For Sutton, the answer to whether Wilson turns “off” is obvious.
“No, I think he’s always thinking about ball,” Sutton replied after thinking for a second. “I always joke and say that he’s probably walking the halls, thinking about new plays, and ways that he can use different guys on our team to put them in different spaces.
“I always joke that I’ll see him randomly when we’re walking, and he’ll be like, ‘What do you think about this?’ And we’ll just start talking about ball. I think he’s always thinking about something. There’s always something about ball that’s going on in his head.”
That doesn’t mean that Wilson is perpetually super-serious football man.
“The guy is also hilarious. He has a huge personality. He’s funny. When he’s not thinking about ball, he’s hilarious,” Sutton said. “But there’s always some form of ball that he’s thinking about.”
And for Wilson, it’s just habit. It’s who he is and how he lives.
“This is a lifestyle. It’s a lifestyle of habits,” he said. “I believe that you can have winning habits and you can have losing ones. I got winning ones, and I think I’ve been surrounded by some amazing people along the way.”
Wilson promptly rattled off a cluster of his former Seattle teammates: Jimmy Graham, Tyler Lockett, D.K. Metcalf, Robert Turbin, Bobby Wagner and Leon Washington. He mentioned some with the Broncos in various capacities: Steve Atwater, John Elway, Melvin Gordon, Peyton Manning and Justin Simmons.
Gordon, in particular, knows all about the level at which Wilson operates. He saw it 11 years ago at the University of Wisconsin.
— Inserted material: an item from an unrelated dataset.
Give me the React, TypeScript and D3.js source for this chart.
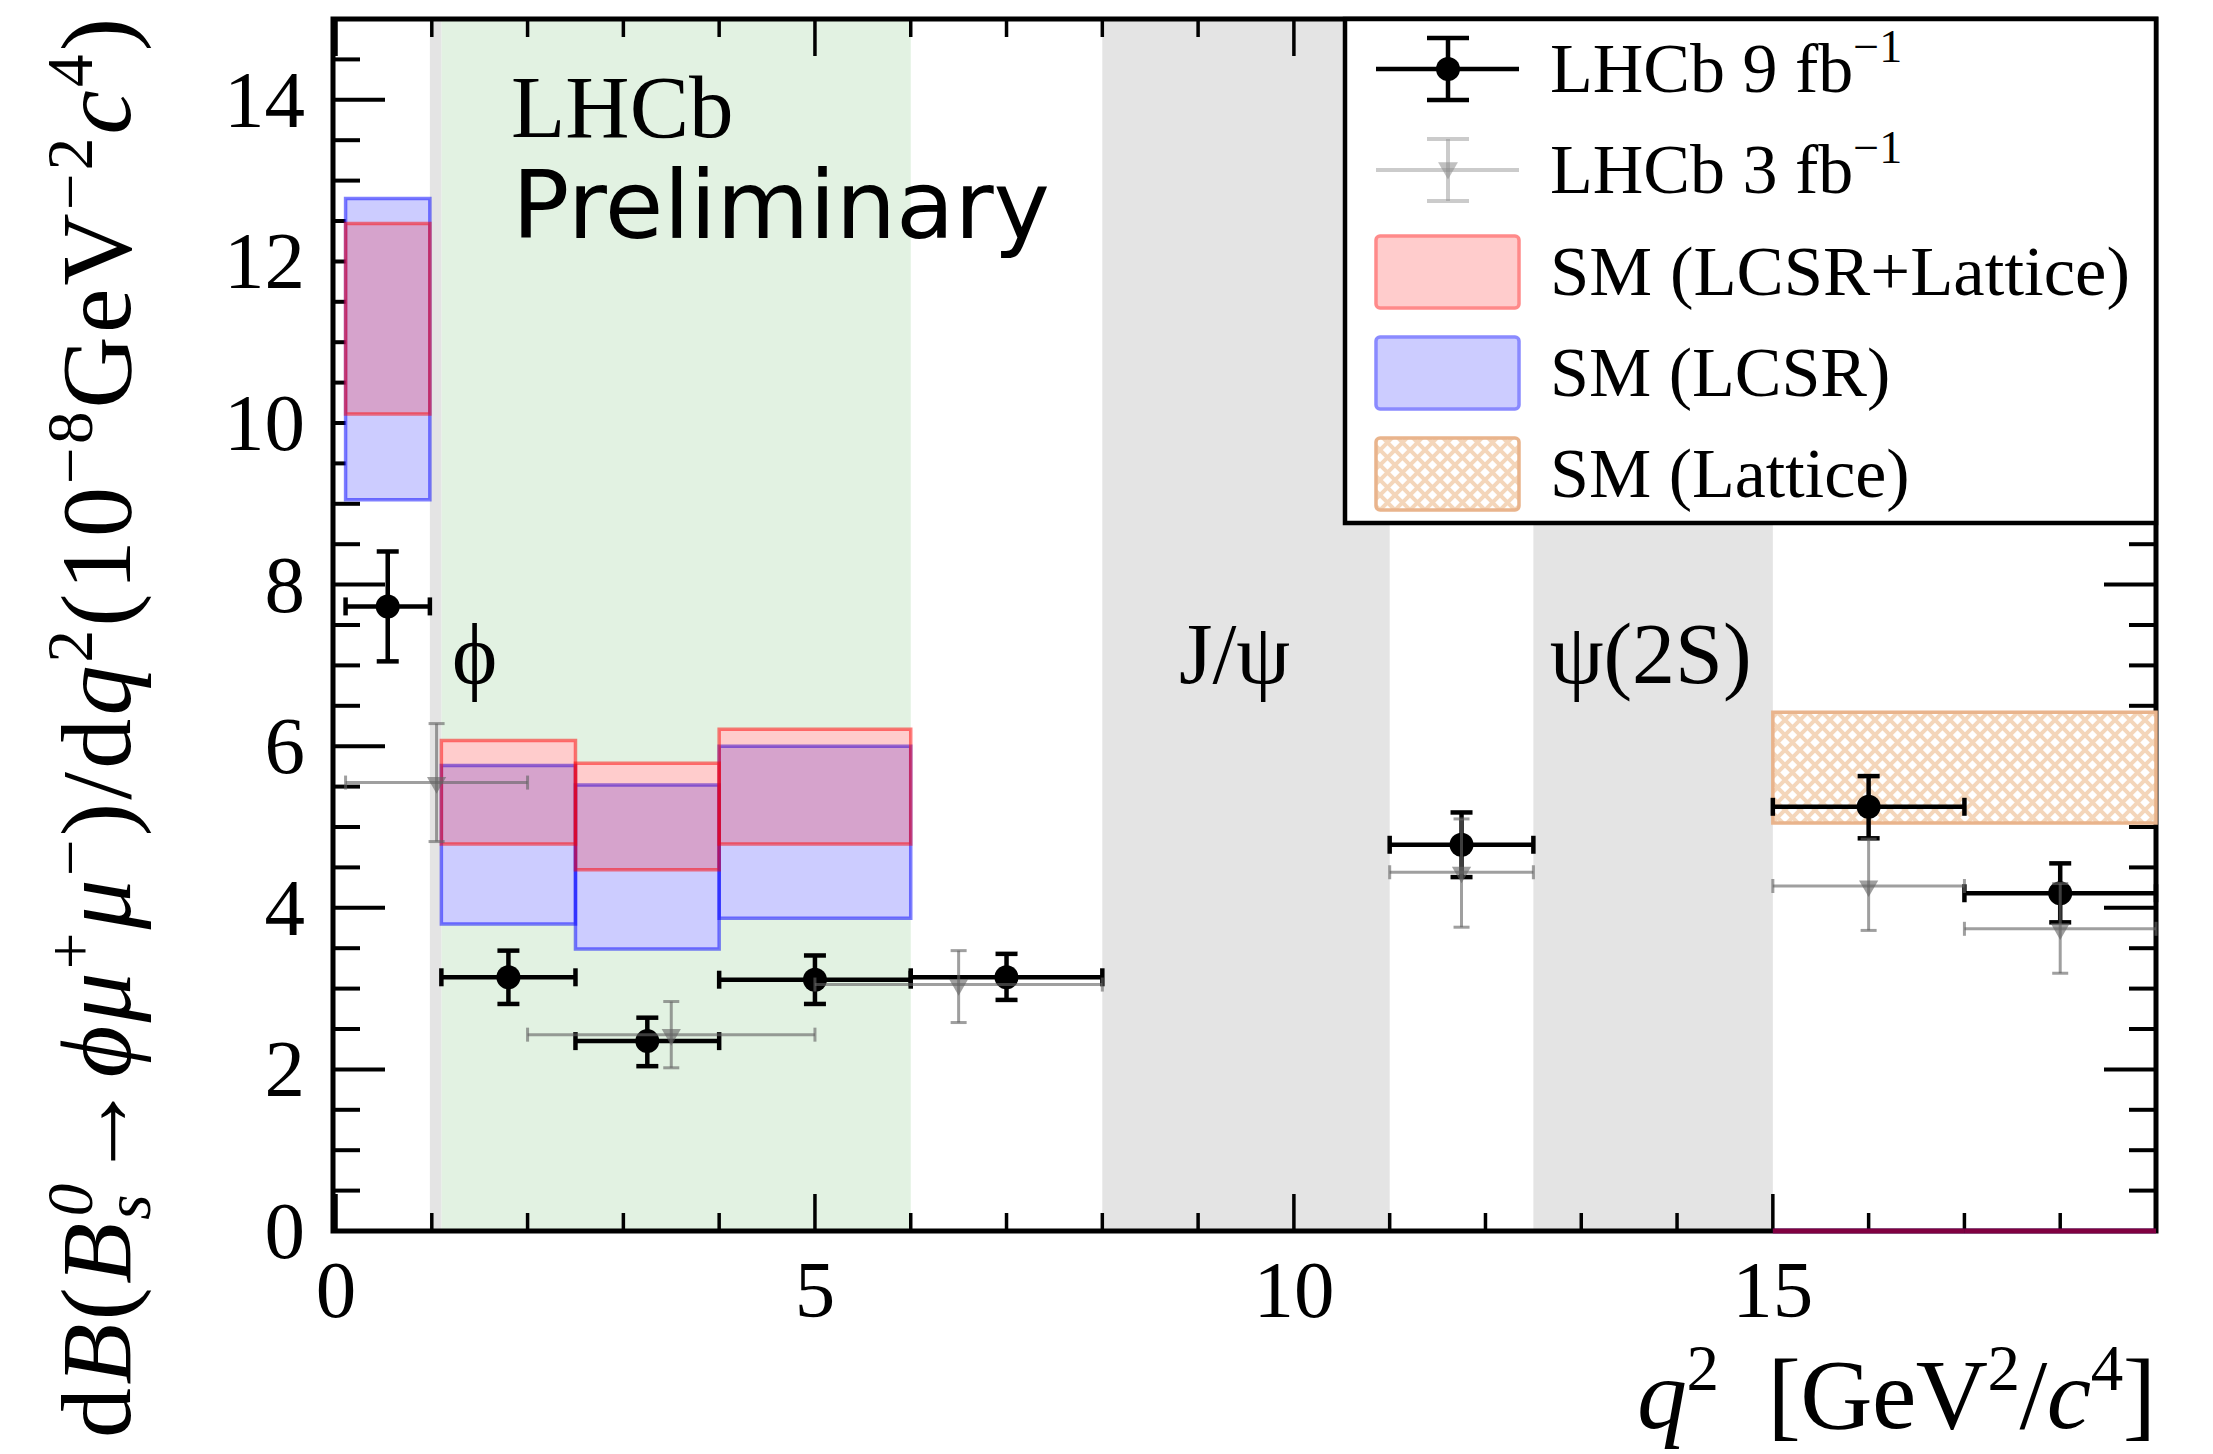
import React from "react";
import * as d3 from "d3";

const WIDTH = 2213;
const HEIGHT = 1454;

// LHCb 9 fb^-1: q2 bins and differential branching fraction (1e-8 GeV^-2 c^4)
const run2Lo = [0.1, 1.1, 2.5, 4.0, 6.0, 11.0, 15.0, 17.0];
const run2Hi = [0.98, 2.5, 4.0, 6.0, 8.0, 12.5, 17.0, 19.0];
const run2Val = [7.73, 3.14, 2.35, 3.11, 3.14, 4.78, 5.25, 4.18];
const run2Up = [8.41, 3.47, 2.64, 3.41, 3.43, 5.18, 5.63, 4.55];
const run2Down = [7.05, 2.81, 2.04, 2.81, 2.86, 4.38, 4.86, 3.82];

// LHCb 3 fb^-1
const run1Lo = [0.1, 2.0, 5.0, 11.0, 15.0, 17.0];
const run1Hi = [2.0, 5.0, 8.0, 12.5, 17.0, 19.0];
const run1Val = [5.55, 2.43, 3.05, 4.44, 4.27, 3.74];
const run1Up = [6.28, 2.84, 3.47, 5.1, 4.85, 4.3];
const run1Down = [4.82, 2.02, 2.58, 3.76, 3.72, 3.19];

// SM predictions per bin
const smLo = [0.1, 1.1, 2.5, 4.0, 15.0, 17.0];
const smHi = [0.98, 2.5, 4.0, 6.0, 17.0, 19.0];
const comboTop = [12.47, 6.07, 5.79, 6.21, 0, 0];
const comboBot = [10.11, 4.79, 4.47, 4.79, 0, 0];
const lcsrTop = [12.78, 5.76, 5.52, 6.0, 0, 0];
const lcsrBot = [9.05, 3.8, 3.49, 3.87, 0, 0];
const latticeLo = [15.0];
const latticeHi = [19.0];
const latticeTop = [6.42];
const latticeBot = [5.05];

// vetoed resonance regions and the wide low-q2 region
const vetoLo = [0.98, 8.0, 12.5];
const vetoHi = [1.1, 11.0, 15.0];
const wideLo = [1.1];
const wideHi = [6.0];
const resonanceNames = ["\u03D5", "J/\u03C8", "\u03C8(2S)"];
const resonanceAt = [1.21, 8.8, 12.67];

const yMajor = [0, 2, 4, 6, 8, 10, 12, 14];
const xMajor = [0, 5, 10, 15];

const SERIF = "'Liberation Serif', 'Times New Roman', serif";
const SANS = "'DejaVu Sans', sans-serif";

const RED_FILL = "rgba(255,0,0,0.2)";
const RED_EDGE = "rgba(255,0,0,0.5)";
const BLUE_FILL = "rgba(0,0,255,0.2)";
const BLUE_EDGE = "rgba(0,0,255,0.5)";
const GREY_PT = "rgba(100,100,100,0.62)";
const LATTICE_EDGE = "#e9b48c";

function boxPath(x0: number, x1: number, y0: number, y1: number) {
  const p = d3.path();
  p.moveTo(x0, y0);
  p.lineTo(x1, y0);
  p.lineTo(x1, y1);
  p.lineTo(x0, y1);
  p.closePath();
  return p.toString();
}

export default function App() {
  const x = d3.scaleLinear().domain([0, 19]).range([336, 2156]);
  const y = d3.scaleLinear().domain([0, 15]).range([1231, 19]);
  const X0 = x(0) - 3;
  const X1 = x(19);
  const Y0 = y(0);
  const Y1 = y(15);

  const yMinor = d3.range(0, 15.001, 0.5).filter((v) => !yMajor.includes(v));
  const xMinor = d3.range(0, 19.001, 1).filter((v) => !xMajor.includes(v));
  const triangle = d3.symbol().type(d3.symbolTriangle).size(160)()!;
  const legendTriangle = d3.symbol().type(d3.symbolTriangle).size(170)()!;

  const legendRows = [69, 170, 272, 373, 474];
  const legX = 1448;

  return (
    <svg
      width={WIDTH}
      height={HEIGHT}
      viewBox={`0 0 ${WIDTH} ${HEIGHT}`}
      style={{ position: "absolute", left: 0, top: 0, display: "block", background: "#fff" }}
    >
      <defs>
        <pattern id="latticeHatch" width={15} height={15} patternUnits="userSpaceOnUse">
          <rect width={15} height={15} fill="#fff" />
          <path d="M0,0 L15,15 M15,0 L0,15 M-7.5,7.5 L7.5,-7.5 M7.5,22.5 L22.5,7.5 M-7.5,7.5 L7.5,22.5 M7.5,-7.5 L22.5,7.5"
            stroke="#f4d6ba" strokeWidth={4} />
        </pattern>
      </defs>

      {/* shaded q2 regions */}
      {wideLo.map((lo, i) => (
        <rect key={"w" + i} x={x(lo)} y={Y1} width={x(wideHi[i]) - x(lo)} height={Y0 - Y1} fill="#e2f2e2" />
      ))}
      {vetoLo.map((lo, i) => (
        <rect key={"v" + i} x={x(lo)} y={Y1} width={x(vetoHi[i]) - x(lo)} height={Y0 - Y1} fill="#e4e4e4" />
      ))}

      {/* frame and ticks */}
      <g stroke="#000" fill="none">
        <rect x={X0} y={Y1} width={X1 - X0} height={Y0 - Y1} strokeWidth={5} />
        {yMajor.map((v) => (
          <g key={"ym" + v} strokeWidth={4}>
            <line x1={X0} x2={X0 + 52} y1={y(v)} y2={y(v)} />
            <line x1={X1} x2={X1 - 52} y1={y(v)} y2={y(v)} />
          </g>
        ))}
        {yMinor.map((v) => (
          <g key={"yn" + v} strokeWidth={4}>
            <line x1={X0} x2={X0 + 27} y1={y(v)} y2={y(v)} />
            <line x1={X1} x2={X1 - 27} y1={y(v)} y2={y(v)} />
          </g>
        ))}
        {xMajor.map((v) => (
          <g key={"xm" + v} strokeWidth={3.5}>
            <line x1={x(v)} x2={x(v)} y1={Y0} y2={Y0 - 37} />
            <line x1={x(v)} x2={x(v)} y1={Y1} y2={Y1 + 37} />
          </g>
        ))}
        {xMinor.map((v) => (
          <g key={"xn" + v} strokeWidth={3.5}>
            <line x1={x(v)} x2={x(v)} y1={Y0} y2={Y0 - 18} />
            <line x1={x(v)} x2={x(v)} y1={Y1} y2={Y1 + 18} />
          </g>
        ))}
      </g>

      {/* tick labels */}
      <g fontFamily={SERIF} fontSize={81} fill="#000">
        {yMajor.map((v) => (
          <text key={"yl" + v} x={305} y={y(v) + 27} textAnchor="end">{v}</text>
        ))}
        {xMajor.map((v) => (
          <text key={"xl" + v} x={x(v)} y={Y0 + 86} textAnchor="middle">{v}</text>
        ))}
      </g>

      {/* SM predictions: opaque white underlay keeps the band colours independent of the shading */}
      {smLo.map((lo, i) =>
        lcsrTop[i] > lcsrBot[i] ? (
          <path key={"u" + i}
            d={boxPath(x(lo), x(smHi[i]), y(Math.max(lcsrTop[i], comboTop[i])), y(Math.min(lcsrBot[i], comboBot[i])))}
            fill="#fff" stroke="none" />
        ) : null
      )}
      {smLo.map((lo, i) => (
        <path key={"b" + i} d={boxPath(x(lo), x(smHi[i]), y(lcsrTop[i]), y(lcsrBot[i]))}
          fill={BLUE_FILL} stroke={BLUE_EDGE} strokeWidth={lcsrTop[i] === lcsrBot[i] ? 5 : 3.5} />
      ))}
      {smLo.map((lo, i) => (
        <path key={"r" + i} d={boxPath(x(lo), x(smHi[i]), y(comboTop[i]), y(comboBot[i]))}
          fill={RED_FILL} stroke={RED_EDGE} strokeWidth={comboTop[i] === comboBot[i] ? 5 : 3.5} />
      ))}
      {latticeLo.map((lo, i) => (
        <path key={"l" + i} d={boxPath(x(lo), x(latticeHi[i]), y(latticeTop[i]), y(latticeBot[i]))}
          fill="url(#latticeHatch)" stroke={LATTICE_EDGE} strokeWidth={3.5} />
      ))}

      {/* LHCb 9 fb^-1 */}
      <g stroke="#000" strokeWidth={4.5}>
        {run2Lo.map((lo, i) => {
          const cx = x((lo + run2Hi[i]) / 2);
          const cy = y(run2Val[i]);
          return (
            <g key={"p2" + i}>
              <line x1={x(lo)} x2={x(run2Hi[i])} y1={cy} y2={cy} />
              <line x1={x(lo)} x2={x(lo)} y1={cy - 9} y2={cy + 9} />
              <line x1={x(run2Hi[i])} x2={x(run2Hi[i])} y1={cy - 9} y2={cy + 9} />
              <line x1={cx} x2={cx} y1={y(run2Up[i])} y2={y(run2Down[i])} />
              <line x1={cx - 11} x2={cx + 11} y1={y(run2Up[i])} y2={y(run2Up[i])} />
              <line x1={cx - 11} x2={cx + 11} y1={y(run2Down[i])} y2={y(run2Down[i])} />
              <circle cx={cx} cy={cy} r={12} fill="#000" stroke="none" />
            </g>
          );
        })}
      </g>

      {/* LHCb 3 fb^-1 */}
      <g stroke={GREY_PT} strokeWidth={3}>
        {run1Lo.map((lo, i) => {
          const cx = x((lo + run1Hi[i]) / 2);
          const cy = y(run1Val[i]);
          return (
            <g key={"p1" + i}>
              <line x1={x(lo)} x2={x(run1Hi[i])} y1={cy} y2={cy} />
              <line x1={x(lo)} x2={x(lo)} y1={cy - 7} y2={cy + 7} />
              <line x1={x(run1Hi[i])} x2={x(run1Hi[i])} y1={cy - 7} y2={cy + 7} />
              <line x1={cx} x2={cx} y1={y(run1Up[i])} y2={y(run1Down[i])} />
              <line x1={cx - 8} x2={cx + 8} y1={y(run1Up[i])} y2={y(run1Up[i])} />
              <line x1={cx - 8} x2={cx + 8} y1={y(run1Down[i])} y2={y(run1Down[i])} />
              <path d={triangle} transform={`translate(${cx},${cy}) rotate(180)`} fill={GREY_PT} stroke="none" />
            </g>
          );
        })}
      </g>

      {/* resonance labels */}
      <g fontFamily={SERIF} fontSize={86} fill="#000">
        {resonanceNames.map((n, i) => (
          <text key={"rn" + i} x={x(resonanceAt[i])} y={683}>{n}</text>
        ))}
      </g>

      {/* experiment label */}
      <text x={511} y={137} fontFamily={SERIF} fontSize={89}>LHCb</text>
      <text x={512} y={238} fontFamily={SANS} fontSize={95} textLength={538} lengthAdjust="spacingAndGlyphs">Preliminary</text>

      {/* axis titles */}
      <text x={X1} y={1428} textAnchor="end" fontFamily={SERIF} fontSize={100} textLength={519} lengthAdjust="spacing">
        <tspan fontStyle="italic">q</tspan>
        <tspan fontSize={65} dy={-38}>2</tspan>
        <tspan dy={38}>{"\u00A0\u00A0[GeV"}</tspan>
        <tspan fontSize={65} dy={-38}>2</tspan>
        <tspan dy={38}>/</tspan>
        <tspan fontStyle="italic">c</tspan>
        <tspan fontSize={65} dy={-38}>4</tspan>
        <tspan dy={38}>]</tspan>
      </text>
      <text transform="translate(130,18) rotate(-90)" textAnchor="end" fontFamily={SERIF} fontSize={100}
        textLength={1420} lengthAdjust="spacing">
        <tspan>d</tspan>
        <tspan fontStyle="italic">B</tspan>
        <tspan>(</tspan>
        <tspan fontStyle="italic">B</tspan>
        <tspan fontStyle="italic" fontSize={65} dy={20}>s</tspan>
        <tspan fontStyle="italic" fontSize={65} dx={-25} dy={-58}>0</tspan>
        <tspan dy={38}>{"\u2192"}</tspan>
        <tspan fontStyle="italic">{"\u03D5\u03BC"}</tspan>
        <tspan fontSize={65} dy={-38}>+</tspan>
        <tspan fontStyle="italic" dy={38}>{"\u03BC"}</tspan>
        <tspan fontSize={65} dy={-38}>{"\u2212"}</tspan>
        <tspan dy={38}>)/d</tspan>
        <tspan fontStyle="italic">q</tspan>
        <tspan fontSize={65} dy={-38}>2</tspan>
        <tspan dy={38}>(10</tspan>
        <tspan fontSize={65} dy={-38}>{"\u22128"}</tspan>
        <tspan dy={38}>GeV</tspan>
        <tspan fontSize={65} dy={-38}>{"\u22122"}</tspan>
        <tspan fontStyle="italic" dy={38}>c</tspan>
        <tspan fontSize={65} dy={-38}>4</tspan>
        <tspan dy={38}>)</tspan>
      </text>

      {/* legend */}
      <g>
        <rect x={1345} y={Y1} width={X1 - 1345} height={523 - Y1} fill="#fff" stroke="#000" strokeWidth={4.5} />
        <g stroke="#000" strokeWidth={4.5}>
          <line x1={1376} x2={1519} y1={legendRows[0]} y2={legendRows[0]} />
          <line x1={legX} x2={legX} y1={legendRows[0] - 31} y2={legendRows[0] + 31} />
          <line x1={legX - 21} x2={legX + 21} y1={legendRows[0] - 31} y2={legendRows[0] - 31} />
          <line x1={legX - 21} x2={legX + 21} y1={legendRows[0] + 31} y2={legendRows[0] + 31} />
          <circle cx={legX} cy={legendRows[0]} r={12} fill="#000" stroke="none" />
        </g>
        <g stroke="rgba(140,140,140,0.45)" strokeWidth={4}>
          <line x1={1376} x2={1519} y1={legendRows[1]} y2={legendRows[1]} />
          <line x1={legX} x2={legX} y1={legendRows[1] - 31} y2={legendRows[1] + 31} />
          <line x1={legX - 21} x2={legX + 21} y1={legendRows[1] - 31} y2={legendRows[1] - 31} />
          <line x1={legX - 21} x2={legX + 21} y1={legendRows[1] + 31} y2={legendRows[1] + 31} />
          <path d={legendTriangle} transform={`translate(${legX},${legendRows[1] - 2}) rotate(180)`}
            fill="rgba(140,140,140,0.55)" stroke="none" />
        </g>
        <rect x={1376} y={legendRows[2] - 36} width={143} height={72} rx={4} fill="#ffcccc" stroke="#ff8a8a" strokeWidth={3.5} />
        <rect x={1376} y={legendRows[3] - 36} width={143} height={72} rx={4} fill="#ccccff" stroke="#8a8aff" strokeWidth={3.5} />
        <rect x={1376} y={legendRows[4] - 36} width={143} height={72} rx={4} fill="url(#latticeHatch)" stroke={LATTICE_EDGE} strokeWidth={3.5} />
        <g fontFamily={SERIF} fontSize={70} fill="#000">
          <text x={1550} y={legendRows[0] + 23}>
            LHCb 9 fb<tspan fontSize={46} dy={-30}>{"\u22121"}</tspan>
          </text>
          <text x={1550} y={legendRows[1] + 23}>
            LHCb 3 fb<tspan fontSize={46} dy={-30}>{"\u22121"}</tspan>
          </text>
          <text x={1550} y={legendRows[2] + 23} textLength={580} lengthAdjust="spacingAndGlyphs">SM (LCSR+Lattice)</text>
          <text x={1550} y={legendRows[3] + 23}>SM (LCSR)</text>
          <text x={1550} y={legendRows[4] + 23}>SM (Lattice)</text>
        </g>
      </g>
    </svg>
  );
}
“When he walked in the room, I remember we was all in a team-meeting room, and he had just walked in and this guy was like — he had never did anything, he said probably a couple of things, but when he walked in, it was just like, ‘Yeah, you’re a winner,'” Gordon said, recalling when Wilson first joined the Badgers.
“He had that aura about him. So, I kind of knew he was going to be right where he is today.”
And now, that includes a contract with the third-highest guaranteed-money figure in NFL history. And his teammates have no quibble with it.
“He deserves every penny he’s about to get from this organization,” Saubert said.